INSTRUCTIONS TO FOLLOW ▸ Every line of the listing must be reproduced as it stands. Leave the images behind.

DATASET CONTENT ▸
※
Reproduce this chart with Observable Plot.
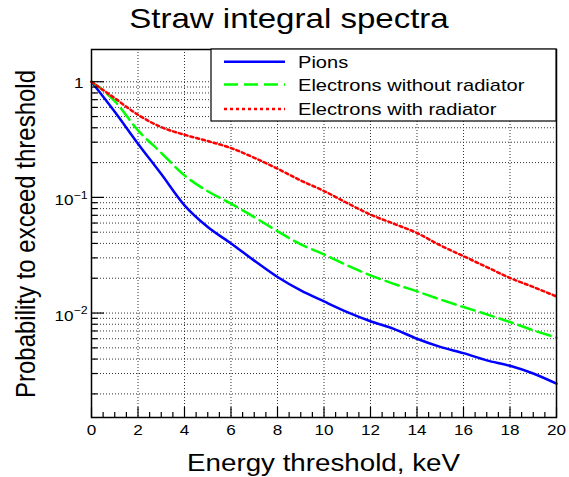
<!DOCTYPE html>
<html>
<head>
<meta charset="utf-8">
<script src="https://cdn.jsdelivr.net/npm/d3@7"></script>
<script src="https://cdn.jsdelivr.net/npm/@observablehq/plot@0.6"></script>
<style>
  html, body { margin: 0; padding: 0; background: #fff; }
  #chart svg { display: block; }
</style>
</head>
<body>
<div id="chart"></div>
<script>
// ---------- data ----------
const energy = [0,1,2,3,4,5,6,7,8,9,10,11,12,13,14,15,16,17,18,19,20];
const pions = [1, 0.55, 0.291, 0.159, 0.0853, 0.0554, 0.0400, 0.0284, 0.0205, 0.0157, 0.0126,
               0.0102, 0.0085, 0.0073, 0.0060, 0.0051, 0.0045, 0.0039, 0.0035, 0.0030, 0.00245];
const electronsNoRad = [1, 0.68, 0.38, 0.243, 0.155, 0.113, 0.0883, 0.0676, 0.051, 0.0393, 0.0321,
                        0.0258, 0.0212, 0.0179, 0.0154, 0.0131, 0.01127, 0.00975, 0.00836, 0.0071, 0.00613];
const electronsRad = [1, 0.72, 0.518, 0.405, 0.348, 0.307, 0.267, 0.22, 0.177, 0.140, 0.1135,
                      0.0893, 0.071, 0.0592, 0.0492, 0.0385, 0.031, 0.025, 0.0201, 0.0168, 0.0139];

const seriesNames = ["Pions", "Electrons without radiator", "Electrons with radiator"];
const seriesColors = ["#0000ff", "#00ff00", "#ff0000"];
const seriesDash = [null, "14,6", "3,3"];

const xTickValues = [0,2,4,6,8,10,12,14,16,18,20];
const xMinorValues = [0.5,1,1.5,2.5,3,3.5,4.5,5,5.5,6.5,7,7.5,8.5,9,9.5,10.5,11,11.5,12.5,13,13.5,
                      14.5,15,15.5,16.5,17,17.5,18.5,19,19.5];
const xGridValues = [2,4,6,8,10,12,14,16,18];
const yLabelValues = [1, 0.1, 0.01];
const yLabelBase = ["1", "10", "10"];
const yLabelExp = ["", "\u22121", "\u22122"];
const yMinorValues = [0.002,0.003,0.004,0.005,0.006,0.007,0.008,0.009,
                      0.02,0.03,0.04,0.05,0.06,0.07,0.08,0.09,
                      0.2,0.3,0.4,0.5,0.6,0.7,0.8,0.9];
const yGridValues = yMinorValues.concat(yLabelValues);

const titleText = "Straw integral spectra";
const xLabelText = "Energy threshold, keV";
const yLabelText = "Probability to exceed threshold";

const X_DOMAIN = [0, 20];
const Y_DOMAIN = [0.00125, 1.9];

// ---------- table ----------
const seriesValues = [pions, electronsNoRad, electronsRad];
const rows = [];
seriesNames.forEach((name, s) => {
  energy.forEach((e, i) => rows.push({series: name, energy: e, value: seriesValues[s][i]}));
});

const FONT = "'Liberation Sans', Arial, Helvetica, sans-serif";
const STRETCH = 1.18;

const lineMarks = seriesNames.map((name, s) =>
  Plot.line(rows.filter(d => d.series === name), {
    x: "energy", y: "value",
    stroke: seriesColors[s], strokeWidth: 2.5,
    strokeDasharray: seriesDash[s] || undefined,
    curve: "monotone-x"
  })
);

const plot = Plot.plot({
  width: 569, height: 477,
  marginLeft: 91, marginRight: 13, marginTop: 49, marginBottom: 60,
  x: {domain: X_DOMAIN, axis: null},
  y: {type: "log", domain: Y_DOMAIN, axis: null},
  style: {fontFamily: FONT, fontSize: "14px", background: "#fff", color: "#000"},
  marks: [
    Plot.ruleX(xGridValues, {x: d => d, stroke: "#333", strokeWidth: 1, strokeDasharray: "1,2"}),
    Plot.ruleY(yGridValues, {y: d => d, stroke: "#333", strokeWidth: 1, strokeDasharray: "1,2"}),
    ...lineMarks,
    // x ticks (inward)
    Plot.ruleX(xMinorValues, {x: d => d, y1: Y_DOMAIN[0], y2: Y_DOMAIN[0], insetBottom: 5, stroke: "#000", strokeWidth: 1.2}),
    Plot.ruleX(xTickValues, {x: d => d, y1: Y_DOMAIN[0], y2: Y_DOMAIN[0], insetBottom: 10, stroke: "#000", strokeWidth: 1.2}),
    // y ticks (inward)
    Plot.ruleY(yMinorValues, {y: d => d, x1: X_DOMAIN[0], x2: X_DOMAIN[0], insetRight: -6.5, stroke: "#000", strokeWidth: 1.2}),
    Plot.ruleY(yLabelValues, {y: d => d, x1: X_DOMAIN[0], x2: X_DOMAIN[0], insetRight: -13, stroke: "#000", strokeWidth: 1.2}),
    // tick labels
    Plot.text(xTickValues, {x: d => d, y: Y_DOMAIN[0], text: d => String(d), lineAnchor: "top", dy: 7, fontSize: 14.5}),
    Plot.text(yLabelValues.filter((v, i) => yLabelExp[i] === ""), {
      x: X_DOMAIN[0], y: d => d, text: d => yLabelBase[yLabelValues.indexOf(d)],
      textAnchor: "end", dx: -8, dy: 1.5, fontSize: 14.5}),
    Plot.text(yLabelValues.filter((v, i) => yLabelExp[i] !== ""), {
      x: X_DOMAIN[0], y: d => d, text: d => yLabelBase[yLabelValues.indexOf(d)],
      textAnchor: "end", dx: -18, dy: 3, fontSize: 14.5}),
    Plot.text(yLabelValues.filter((v, i) => yLabelExp[i] !== ""), {
      x: X_DOMAIN[0], y: d => d, text: d => yLabelExp[yLabelValues.indexOf(d)],
      textAnchor: "start", dx: -18, dy: -2, fontSize: 10.5}),
    Plot.frame({stroke: "#000", strokeWidth: 1.5})
  ]
});

document.getElementById("chart").appendChild(plot);
const svg = d3.select(plot);

// stretch Plot text horizontally (reference text is wide)
svg.selectAll("text").each(function() {
  const len = this.getComputedTextLength();
  if (len > 0) {
    this.setAttribute("textLength", len * STRETCH);
    this.setAttribute("lengthAdjust", "spacingAndGlyphs");
  }
});

function stretchText(sel) {
  const node = sel.node();
  const len = node.getComputedTextLength();
  sel.attr("textLength", len * STRETCH).attr("lengthAdjust", "spacingAndGlyphs");
  return sel;
}

// title
stretchText(svg.append("text")
  .attr("x", 289).attr("y", 28)
  .attr("text-anchor", "middle")
  .attr("font-family", FONT).attr("font-size", 28).attr("fill", "#000")
  .text(titleText));

// x label
stretchText(svg.append("text")
  .attr("x", 323.5).attr("y", 471)
  .attr("text-anchor", "middle")
  .attr("font-family", FONT).attr("font-size", 23.5).attr("fill", "#000")
  .text(xLabelText));

// y label (rotated, thickness stretched)
svg.append("g")
  .attr("transform", `translate(35,234) scale(${STRETCH},1) rotate(-90)`)
  .append("text")
  .attr("text-anchor", "middle")
  .attr("font-family", FONT).attr("font-size", 24).attr("fill", "#000")
  .text(yLabelText);

// legend
const lg = svg.append("g");
lg.append("rect").attr("x", 211).attr("y", 49).attr("width", 345).attr("height", 72)
  .attr("fill", "#fff").attr("stroke", "#000").attr("stroke-width", 1.2);
const rowY = [61.7, 84.5, 109];
seriesNames.forEach((name, s) => {
  lg.append("line").attr("x1", 224).attr("x2", 285).attr("y1", rowY[s]).attr("y2", rowY[s])
    .attr("stroke", seriesColors[s]).attr("stroke-width", 2.5)
    .attr("stroke-dasharray", seriesDash[s]);
  stretchText(lg.append("text").attr("x", 298).attr("y", rowY[s] + 6)
    .attr("text-anchor", "start")
    .attr("font-family", FONT).attr("font-size", 17).attr("fill", "#000")
    .text(name));
});
</script>
</body>
</html>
※
REPLY ▸
Reproduce this chart with Observable Plot.
<!DOCTYPE html>
<html>
<head>
<meta charset="utf-8">
<script src="https://cdn.jsdelivr.net/npm/d3@7"></script>
<script src="https://cdn.jsdelivr.net/npm/@observablehq/plot@0.6"></script>
<style>
  html, body { margin: 0; padding: 0; background: #fff; }
  #chart svg { display: block; }
</style>
</head>
<body>
<div id="chart"></div>
<script>
// ---------- data ----------
const energy = [0,1,2,3,4,5,6,7,8,9,10,11,12,13,14,15,16,17,18,19,20];
const pions = [1, 0.55, 0.291, 0.159, 0.0853, 0.0554, 0.0400, 0.0284, 0.0205, 0.0157, 0.0126,
               0.0102, 0.0085, 0.0073, 0.0060, 0.0051, 0.0045, 0.0039, 0.0035, 0.0030, 0.00245];
const electronsNoRad = [1, 0.68, 0.38, 0.243, 0.155, 0.113, 0.0883, 0.0676, 0.051, 0.0393, 0.0321,
                        0.0258, 0.0212, 0.0179, 0.0154, 0.0131, 0.01127, 0.00975, 0.00836, 0.0071, 0.00613];
const electronsRad = [1, 0.72, 0.518, 0.405, 0.348, 0.307, 0.267, 0.22, 0.177, 0.140, 0.1135,
                      0.0893, 0.071, 0.0592, 0.0492, 0.0385, 0.031, 0.025, 0.0201, 0.0168, 0.0139];

const seriesNames = ["Pions", "Electrons without radiator", "Electrons with radiator"];
const seriesColors = ["#0000ff", "#00ff00", "#ff0000"];
const seriesDash = [null, "14,6", "3,3"];

const xTickValues = [0,2,4,6,8,10,12,14,16,18,20];
const xMinorValues = [0.5,1,1.5,2.5,3,3.5,4.5,5,5.5,6.5,7,7.5,8.5,9,9.5,10.5,11,11.5,12.5,13,13.5,
                      14.5,15,15.5,16.5,17,17.5,18.5,19,19.5];
const xGridValues = [2,4,6,8,10,12,14,16,18];
const yLabelValues = [1, 0.1, 0.01];
const yLabelBase = ["1", "10", "10"];
const yLabelExp = ["", "\u22121", "\u22122"];
const yMinorValues = [0.002,0.003,0.004,0.005,0.006,0.007,0.008,0.009,
                      0.02,0.03,0.04,0.05,0.06,0.07,0.08,0.09,
                      0.2,0.3,0.4,0.5,0.6,0.7,0.8,0.9];
const yGridValues = yMinorValues.concat(yLabelValues);

const titleText = "Straw integral spectra";
const xLabelText = "Energy threshold, keV";
const yLabelText = "Probability to exceed threshold";

const X_DOMAIN = [0, 20];
const Y_DOMAIN = [0.00125, 1.9];

// ---------- table ----------
const seriesValues = [pions, electronsNoRad, electronsRad];
const rows = [];
seriesNames.forEach((name, s) => {
  energy.forEach((e, i) => rows.push({series: name, energy: e, value: seriesValues[s][i]}));
});

const FONT = "'Liberation Sans', Arial, Helvetica, sans-serif";
const STRETCH = 1.18;

const lineMarks = seriesNames.map((name, s) =>
  Plot.line(rows.filter(d => d.series === name), {
    x: "energy", y: "value",
    stroke: seriesColors[s], strokeWidth: 2.5,
    strokeDasharray: seriesDash[s] || undefined,
    curve: "monotone-x"
  })
);

const plot = Plot.plot({
  width: 569, height: 477,
  marginLeft: 91, marginRight: 13, marginTop: 49, marginBottom: 60,
  x: {domain: X_DOMAIN, axis: null},
  y: {type: "log", domain: Y_DOMAIN, axis: null},
  style: {fontFamily: FONT, fontSize: "14px", background: "#fff", color: "#000"},
  marks: [
    Plot.ruleX(xGridValues, {x: d => d, stroke: "#333", strokeWidth: 1, strokeDasharray: "1,2"}),
    Plot.ruleY(yGridValues, {y: d => d, stroke: "#333", strokeWidth: 1, strokeDasharray: "1,2"}),
    ...lineMarks,
    // x ticks (inward)
    Plot.ruleX(xMinorValues, {x: d => d, y1: Y_DOMAIN[0], y2: Y_DOMAIN[0], insetBottom: 5, stroke: "#000", strokeWidth: 1.2}),
    Plot.ruleX(xTickValues, {x: d => d, y1: Y_DOMAIN[0], y2: Y_DOMAIN[0], insetBottom: 10, stroke: "#000", strokeWidth: 1.2}),
    // y ticks (inward)
    Plot.ruleY(yMinorValues, {y: d => d, x1: X_DOMAIN[0], x2: X_DOMAIN[0], insetRight: -6.5, stroke: "#000", strokeWidth: 1.2}),
    Plot.ruleY(yLabelValues, {y: d => d, x1: X_DOMAIN[0], x2: X_DOMAIN[0], insetRight: -13, stroke: "#000", strokeWidth: 1.2}),
    // tick labels
    Plot.text(xTickValues, {x: d => d, y: Y_DOMAIN[0], text: d => String(d), lineAnchor: "top", dy: 7, fontSize: 14.5}),
    Plot.text(yLabelValues.filter((v, i) => yLabelExp[i] === ""), {
      x: X_DOMAIN[0], y: d => d, text: d => yLabelBase[yLabelValues.indexOf(d)],
      textAnchor: "end", dx: -8, dy: 1.5, fontSize: 14.5}),
    Plot.text(yLabelValues.filter((v, i) => yLabelExp[i] !== ""), {
      x: X_DOMAIN[0], y: d => d, text: d => yLabelBase[yLabelValues.indexOf(d)],
      textAnchor: "end", dx: -18, dy: 3, fontSize: 14.5}),
    Plot.text(yLabelValues.filter((v, i) => yLabelExp[i] !== ""), {
      x: X_DOMAIN[0], y: d => d, text: d => yLabelExp[yLabelValues.indexOf(d)],
      textAnchor: "start", dx: -18, dy: -2, fontSize: 10.5}),
    Plot.frame({stroke: "#000", strokeWidth: 1.5})
  ]
});

document.getElementById("chart").appendChild(plot);
const svg = d3.select(plot);

// stretch Plot text horizontally (reference text is wide)
svg.selectAll("text").each(function() {
  const len = this.getComputedTextLength();
  if (len > 0) {
    this.setAttribute("textLength", len * STRETCH);
    this.setAttribute("lengthAdjust", "spacingAndGlyphs");
  }
});

function stretchText(sel) {
  const node = sel.node();
  const len = node.getComputedTextLength();
  sel.attr("textLength", len * STRETCH).attr("lengthAdjust", "spacingAndGlyphs");
  return sel;
}

// title
stretchText(svg.append("text")
  .attr("x", 289).attr("y", 28)
  .attr("text-anchor", "middle")
  .attr("font-family", FONT).attr("font-size", 28).attr("fill", "#000")
  .text(titleText));

// x label
stretchText(svg.append("text")
  .attr("x", 323.5).attr("y", 471)
  .attr("text-anchor", "middle")
  .attr("font-family", FONT).attr("font-size", 23.5).attr("fill", "#000")
  .text(xLabelText));

// y label (rotated, thickness stretched)
svg.append("g")
  .attr("transform", `translate(35,234) scale(${STRETCH},1) rotate(-90)`)
  .append("text")
  .attr("text-anchor", "middle")
  .attr("font-family", FONT).attr("font-size", 24).attr("fill", "#000")
  .text(yLabelText);

// legend
const lg = svg.append("g");
lg.append("rect").attr("x", 211).attr("y", 49).attr("width", 345).attr("height", 72)
  .attr("fill", "#fff").attr("stroke", "#000").attr("stroke-width", 1.2);
const rowY = [61.7, 84.5, 109];
seriesNames.forEach((name, s) => {
  lg.append("line").attr("x1", 224).attr("x2", 285).attr("y1", rowY[s]).attr("y2", rowY[s])
    .attr("stroke", seriesColors[s]).attr("stroke-width", 2.5)
    .attr("stroke-dasharray", seriesDash[s]);
  stretchText(lg.append("text").attr("x", 298).attr("y", rowY[s] + 6)
    .attr("text-anchor", "start")
    .attr("font-family", FONT).attr("font-size", 17).attr("fill", "#000")
    .text(name));
});
</script>
</body>
</html>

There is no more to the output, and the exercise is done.